Sunday, July 11, 2010

Cute things

In another essay of The Pillow Book, Sei Shonagon choses to discuss the cute things in life:

"Cute things. Face of a child painted on a gourd. A baby sparrow, approaching in a staccato on a calling tweet. An toddler, crawling in a hurry, keen enough to discover a very small dust on the way. The toddler then holding the dust between its tiny fingers, and showing it proudly to the adults around.

(Translated from the original by Ken Mogi)

The general conclusion, according to Sei Shonagon in the same essay, is that "cuteness is in everything, everything which is small". Although this "rule of cuteness" seems to be universal and provide sufficient basis for categorization, Sei Shonagon never gets tired of recounting the cute things one by one, possibly for the sheer pleasure of doing so.

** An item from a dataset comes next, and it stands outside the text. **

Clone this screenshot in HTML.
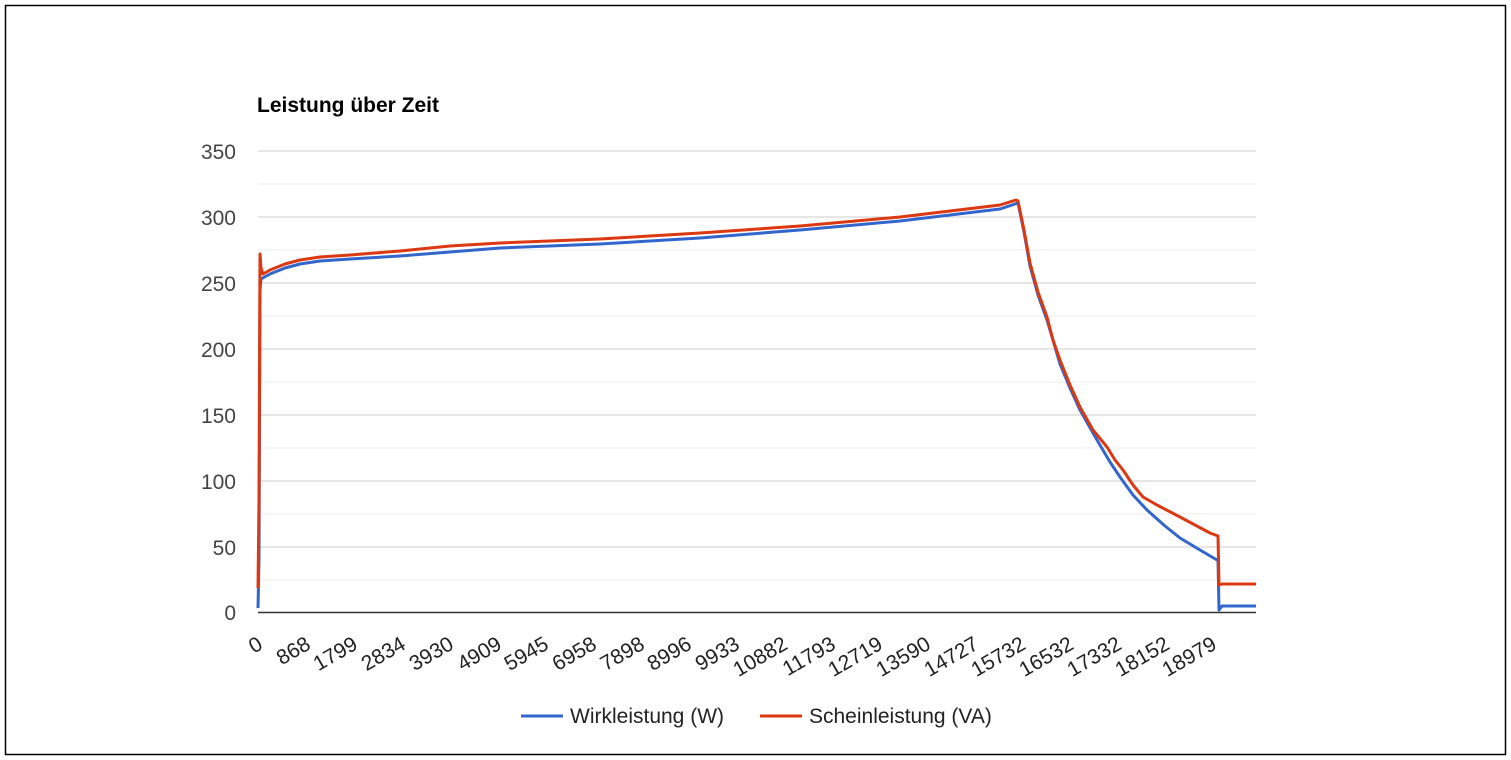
<!DOCTYPE html>
<html><head><style>
body{margin:0;background:#fff;}
svg{display:block;font-family:"Liberation Sans",Arial,sans-serif;}
</style></head><body>
<svg width="1511" height="760" xmlns="http://www.w3.org/2000/svg">
<rect x="0" y="0" width="1511" height="760" fill="#fff"/>
<rect x="5.5" y="5.5" width="1500" height="749" fill="none" stroke="#000" stroke-width="1.5"/>
<text x="257" y="112" font-size="21" font-weight="bold" fill="#000">Leistung über Zeit</text>
<g stroke="#ebebeb" stroke-width="1">
<line x1="258" x2="1256" y1="184" y2="184"/><line x1="258" x2="1256" y1="250" y2="250"/>
<line x1="258" x2="1256" y1="316" y2="316"/><line x1="258" x2="1256" y1="382" y2="382"/>
<line x1="258" x2="1256" y1="448" y2="448"/><line x1="258" x2="1256" y1="514" y2="514"/>
<line x1="258" x2="1256" y1="580" y2="580"/>
</g>
<g stroke="#cccccc" stroke-width="1">
<line x1="258" x2="1256" y1="151" y2="151"/><line x1="258" x2="1256" y1="217" y2="217"/>
<line x1="258" x2="1256" y1="283" y2="283"/><line x1="258" x2="1256" y1="349" y2="349"/>
<line x1="258" x2="1256" y1="415" y2="415"/><line x1="258" x2="1256" y1="481" y2="481"/>
<line x1="258" x2="1256" y1="547" y2="547"/>
</g>
<g font-size="21" fill="#444" text-anchor="end">
<text x="236" y="159">350</text><text x="236" y="225">300</text><text x="236" y="291">250</text>
<text x="236" y="357">200</text><text x="236" y="423">150</text><text x="236" y="489">100</text>
<text x="236" y="555">50</text><text x="236" y="620">0</text>
</g>
<g fill="none" stroke-width="3" stroke-linejoin="round">
<polyline stroke="#3366cc" points="258,608 259,560 260,290 261,279 270,274 285,268 300,264 320,261 350,259 400,256 450,252 500,248 600,244 700,238 800,230 900,221 1000,209 1018,203 1024,232 1030,266 1038,295 1047,320 1060,364 1070,388 1080,410 1097,440 1110,462 1120,477 1133,495 1147,510 1165,526 1180,538 1200,550 1217,560 1218,560 1219,610 1222,606 1256,606"/>
<polyline stroke="#dc3912" points="258,588 259,500 260,254 261,268 263,274 270,270 285,264 300,260 320,257 350,255 400,251 450,246 500,243 600,239 700,233 800,226 900,217 1000,205 1016,200 1018,201 1024,230 1030,263 1038,292 1047,317 1053,340 1060,360 1070,385 1080,407 1093,430 1107,447 1115,460 1123,470 1133,485 1143,497 1157,505 1180,517 1210,533 1218,536 1219,585 1222,584 1256,584"/>
</g>
<line x1="258" x2="1256" y1="612.5" y2="612.5" stroke="#333" stroke-width="1.5"/>
<g font-size="21" fill="#222" text-anchor="end">
<text transform="translate(264,648) rotate(-30)">0</text>
<text transform="translate(312,648) rotate(-30)">868</text>
<text transform="translate(359,648) rotate(-30)">1799</text>
<text transform="translate(407,648) rotate(-30)">2834</text>
<text transform="translate(455,648) rotate(-30)">3930</text>
<text transform="translate(503,648) rotate(-30)">4909</text>
<text transform="translate(550,648) rotate(-30)">5945</text>
<text transform="translate(598,648) rotate(-30)">6958</text>
<text transform="translate(646,648) rotate(-30)">7898</text>
<text transform="translate(693,648) rotate(-30)">8996</text>
<text transform="translate(741,648) rotate(-30)">9933</text>
<text transform="translate(789,648) rotate(-30)">10882</text>
<text transform="translate(837,648) rotate(-30)">11793</text>
<text transform="translate(884,648) rotate(-30)">12719</text>
<text transform="translate(932,648) rotate(-30)">13590</text>
<text transform="translate(980,648) rotate(-30)">14727</text>
<text transform="translate(1027,648) rotate(-30)">15732</text>
<text transform="translate(1075,648) rotate(-30)">16532</text>
<text transform="translate(1123,648) rotate(-30)">17332</text>
<text transform="translate(1171,648) rotate(-30)">18152</text>
<text transform="translate(1218,648) rotate(-30)">18979</text>
</g>
<line x1="521" x2="563" y1="716" y2="716" stroke="#3366cc" stroke-width="3"/>
<text x="570" y="723" font-size="21" fill="#222">Wirkleistung (W)</text>
<line x1="760" x2="802" y1="716" y2="716" stroke="#dc3912" stroke-width="3"/>
<text x="809" y="723" font-size="21" fill="#222">Scheinleistung (VA)</text>
</svg>
</body></html>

The Pillow Book is an impressive example in the tradition in the Japanese culture to attend to and record verbally the details of qualia in the phenomenology of the world as we experience it. The torch of the tradition of cuteness is carried to this day.

2 comments:

yuzu said...

Dear:Mr.Mogi
I realized that Sei shonagon was very cute person.
The Pillow Book's fascination is also writer's charm,I think.

(ma)gog said...

I have found the original "Pillow Book" web site having been inspired by your translation and quickly read through (not everything)this incredibly precise and relevant description of miscellaneous(I hope I am spelling correctly!)commonly experienced even in today's modern Japanese life.

I still remember quite well when I "learned" the "Pillow Book" for the first time at school, I found it very funny and felt close to Sei Shonagon when she said "how irritating the slight buzz of a mosquito hindering me from the summer night sleep!"

And this time, I have been made to grin at the part "Things hardly exist. A son in law expressed nicely by a father in law, a bride who gets along well with her mother in law...etc."

The time between hers and ours simply disappears when we find ourselves nodding to every word of this woman of great insight.